3. Atra Mors -by- Evoken
Evoken are probably the best funeral doom band in the world. This year, they further cemented their place at the top with Atra Mors, a flawless slab of gloomy, gorgeous, and monumentally heavy doom. It's absolutely everything a funeral doom record could ever wish to be, and I can't honestly think of anything about it that could be improved. In a normal year it would easily be the top album, but 2012 has just been absurdly good.
2. Monolith of Inhumanity -by- Cattle Decapitation
I don't like Cattle Decapitation. Their militantly vegan message is annoying, and their style has never been my favorite. That's what makes their placement this high on my own list so bizarre to me, but they've earned it. Monolith of Inhumanity is a crushingly brutal deathgrind release.

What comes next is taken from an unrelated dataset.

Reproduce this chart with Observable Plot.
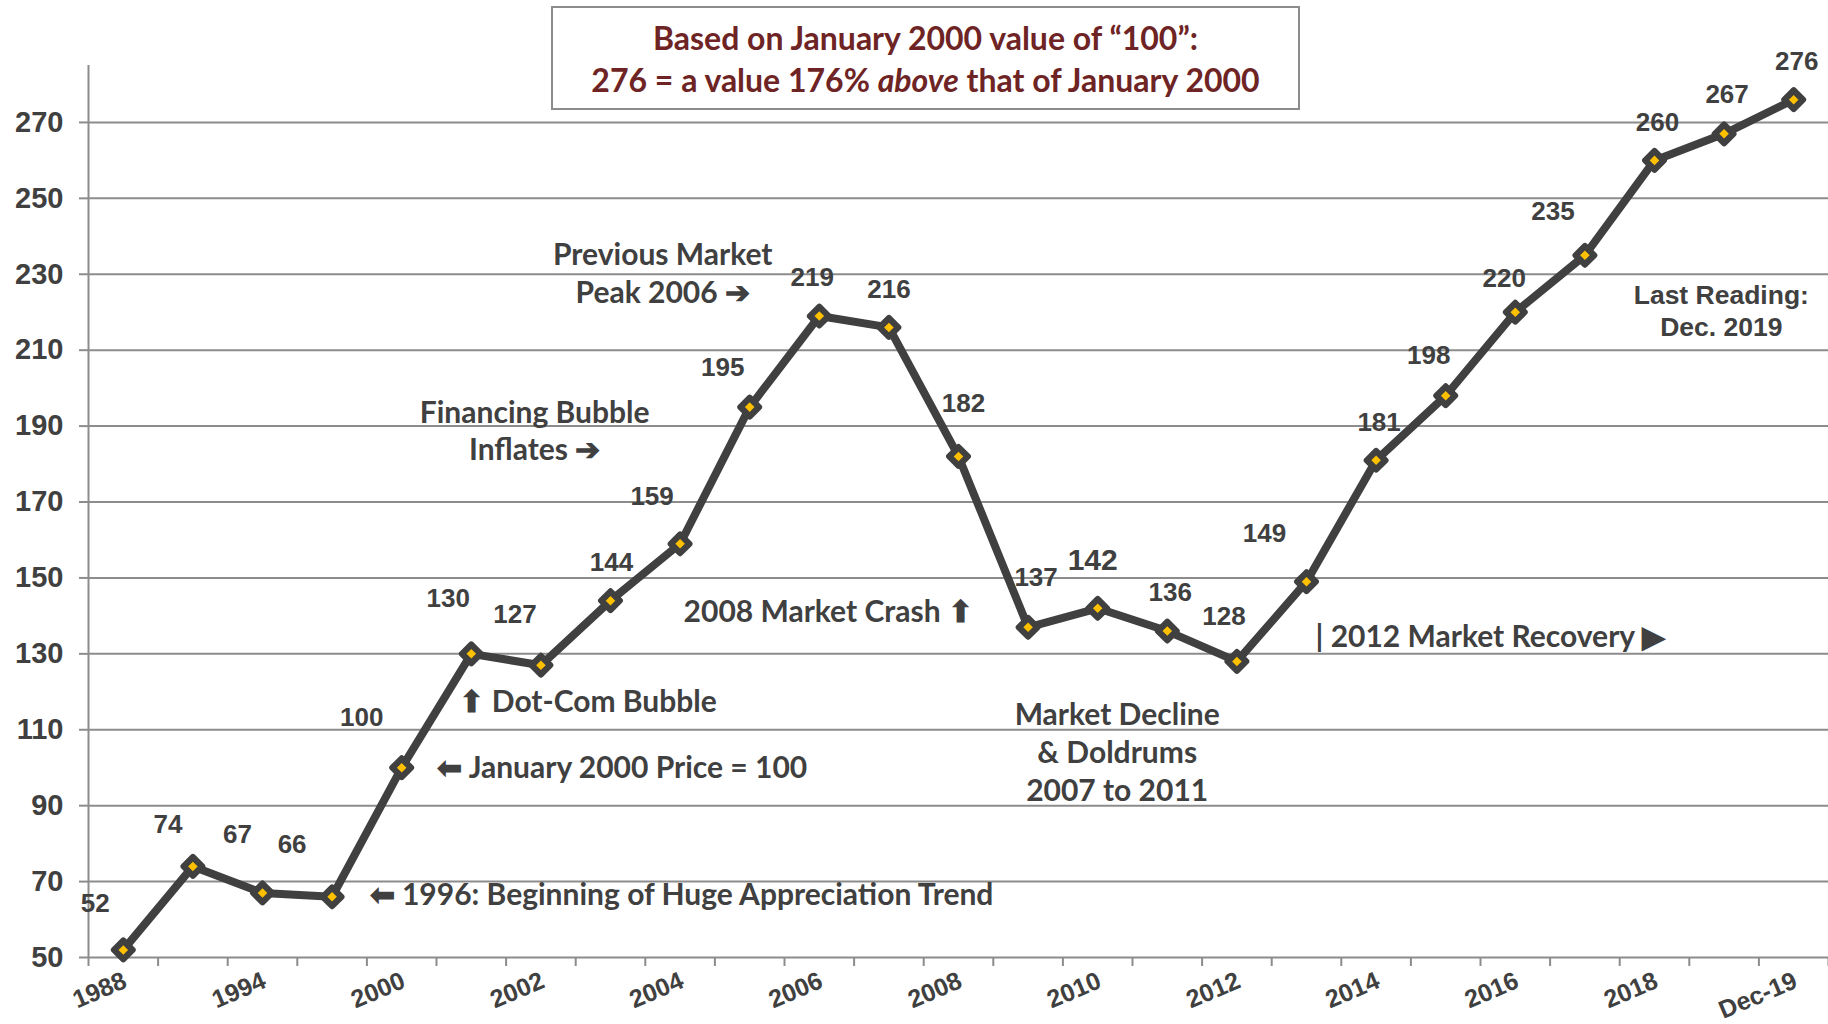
<!DOCTYPE html>
<html>
<head>
<meta charset="utf-8">
<script src="https://cdn.jsdelivr.net/npm/d3@7"></script>
<script src="https://cdn.jsdelivr.net/npm/@observablehq/plot@0.6"></script>
<style>
  html, body { margin: 0; padding: 0; background: #fff; }
  #wrap { position: relative; width: 1828px; height: 1024px; overflow: hidden; }
  #titlebox {
    position: absolute; left: 551px; top: 6px; width: 749px; height: 104px;
    border: 2px solid #8c8c8c; background: #fff; box-sizing: border-box;
    font-family: Lato, "Open Sans", sans-serif; font-weight: bold; font-size: 32px;
    color: #6e2424; text-align: center; line-height: 42px; padding-top: 9px;
  }
</style>
</head>
<body>
<div id="wrap">
  <div id="chart"></div>
  <div id="titlebox">Based on January 2000 value of “100”:<br>276 = a value 176% <i>above</i> that of January 2000</div>
</div>
<script>
// ---- data ----
const tickLabels = ["1988","","1994","","2000","","2002","","2004","","2006","","2008","","2010","","2012","","2014","","2016","","2018","","Dec-19"];
const values = [52,74,67,66,100,130,127,144,159,195,219,216,182,137,142,136,128,149,181,198,220,235,260,267,276];
const yTicks = [50,70,90,110,130,150,170,190,210,230,250,270];

// label nudges (px) for each value label
const labelDx = [-28,-25,-25,-40,-40,-23,-26,1,-28,-27,-7,0,5,8,-5,3,-13,-42,3,-17,-11,-32,3,3,3];
const labelDy = [-46,-42,-58,-52,-50,-55,-51,-38,-47,-39,-38,-38,-53,-50,-48,-38,-45,-48,-38,-40,-34,-44,-38,-39,-38];

const idx = d3.range(values.length);
const ink = "#404040";
const grid = "#8c8c8c";
const arial = "Liberation Sans, Arial, sans-serif";
const calib = "Lato, 'Open Sans', sans-serif";

const notes = [
  {x: 7.75, y: 230.6, text: "Previous Market\nPeak 2006 ➔", anchor: "middle"},
  {x: 5.91, y: 189.1, text: "Financing Bubble\nInflates ➔", anchor: "middle"},
  {x: 4.83, y: 117.2, text: "⬆ Dot-Com Bubble", anchor: "start"},
  {x: 4.51, y: 99.8, text: "⬅ January 2000 Price = 100", anchor: "start"},
  {x: 8.05, y: 140.9, text: "2008 Market Crash ⬆", anchor: "start"},
  {x: 3.54, y: 66.3, text: "⬅ 1996: Beginning of Huge Appreciation Trend", anchor: "start"},
  {x: 14.28, y: 104.5, text: "Market Decline\n& Doldrums\n2007 to 2011", anchor: "middle"},
  {x: 17.13, y: 134.3, text: "| 2012 Market Recovery ▶", anchor: "start"}
];

const labelMarks = idx.map(i => Plot.text([i], {
  x: d => d, y: d => values[d], text: d => String(values[d]),
  dx: labelDx[i], dy: labelDy[i],
  fontSize: i === 14 ? 30 : 26, fontWeight: "bold", fontFamily: arial, fill: ink,
  lineAnchor: "middle", textAnchor: "middle"
}));

const chart = Plot.plot({
  width: 1828, height: 1024,
  marginLeft: 88, marginRight: 0, marginTop: 65, marginBottom: 67,
  x: {type: "linear", domain: [-0.5, 24.5], axis: null},
  y: {domain: [50, 285], axis: null},
  style: {background: "transparent", overflow: "visible"},
  marks: [
    Plot.ruleY(yTicks, {stroke: grid, strokeWidth: 2}),
    Plot.axisY({ticks: yTicks, tickSize: 9, tickPadding: 16, stroke: grid, fill: ink, strokeWidth: 2,
      fontSize: 29, fontWeight: "bold", fontFamily: arial, label: null}),
    Plot.ruleX([-0.5], {y1: 50, y2: 285, stroke: grid, strokeWidth: 2}),
    Plot.axisX({ticks: d3.range(-0.5, 25, 1), tickSize: 9, stroke: grid, strokeWidth: 2, tickFormat: () => "", label: null}),
    Plot.text(idx.filter(i => tickLabels[i] !== ""), {
      x: d => d, y: 50, text: d => tickLabels[d], rotate: -23, textAnchor: "end", lineAnchor: "middle",
      dy: 22, dx: 2, fontSize: 25, fontWeight: "bold", fontFamily: arial, fill: ink
    }),
    Plot.line(idx, {x: d => d, y: d => values[d], stroke: ink, strokeWidth: 8, strokeLinejoin: "round"}),
    Plot.dot(idx, {x: d => d, y: d => values[d], symbol: "diamond2", r: 8.5, fill: ink, stroke: ink, strokeWidth: 6, strokeLinejoin: "round"}),
    Plot.dot(idx, {x: d => d, y: d => values[d], symbol: "diamond2", r: 4.3, fill: "#ffc000", stroke: "none"}),
    ...labelMarks,
    Plot.text(notes.filter(n => n.anchor === "middle"), {x: "x", y: "y", text: "text", textAnchor: "middle", lineAnchor: "middle",
      lineHeight: 1.26, fontSize: 30, fontWeight: "bold", fontFamily: calib, fill: ink}),
    Plot.text(notes.filter(n => n.anchor === "start"), {x: "x", y: "y", text: "text", textAnchor: "start", lineAnchor: "middle",
      fontSize: 30, fontWeight: "bold", fontFamily: calib, fill: ink}),
    Plot.text(["Last Reading:\nDec. 2019"], {x: 22.96, y: 220.7, text: d => d, textAnchor: "middle", lineAnchor: "middle",
      lineHeight: 1.22, fontSize: 26.5, fontWeight: "bold", fontFamily: arial, fill: ink})
  ]
});
document.getElementById("chart").appendChild(chart);
</script>
</body>
</html>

What sets it apart, though, is the inclusion of enough melody and restraint in all the right places. This side of their new approach highlights and enhances the intense highs to absolute perfection. The vocal acrobatics at work are some of the best and most interesting of the year, and the overall effect is just stunning.
1. In Somniphobia -by- Sigh
This is it, the best album of the best year in recent metal memory. And it comes from . . . Japan? Yes, the Japanese avant-garde masters released the most deliciously bizarre and wonderful record of 2012. Its massive array of musical instrumentation and creative song structures dazzle the mind. Despite incorporating elements of a half dozen or so metal sub-genres, together with wildly diverse vocals and every instrument from bongos to saxophone, the entire album is so coherent and airtight that it doesn't even seem possible for all these sounds to fit together so smoothly. This has been my top pick for the year's top album since March, and not once did anything else manage to budge it from that spot. It's a really great record.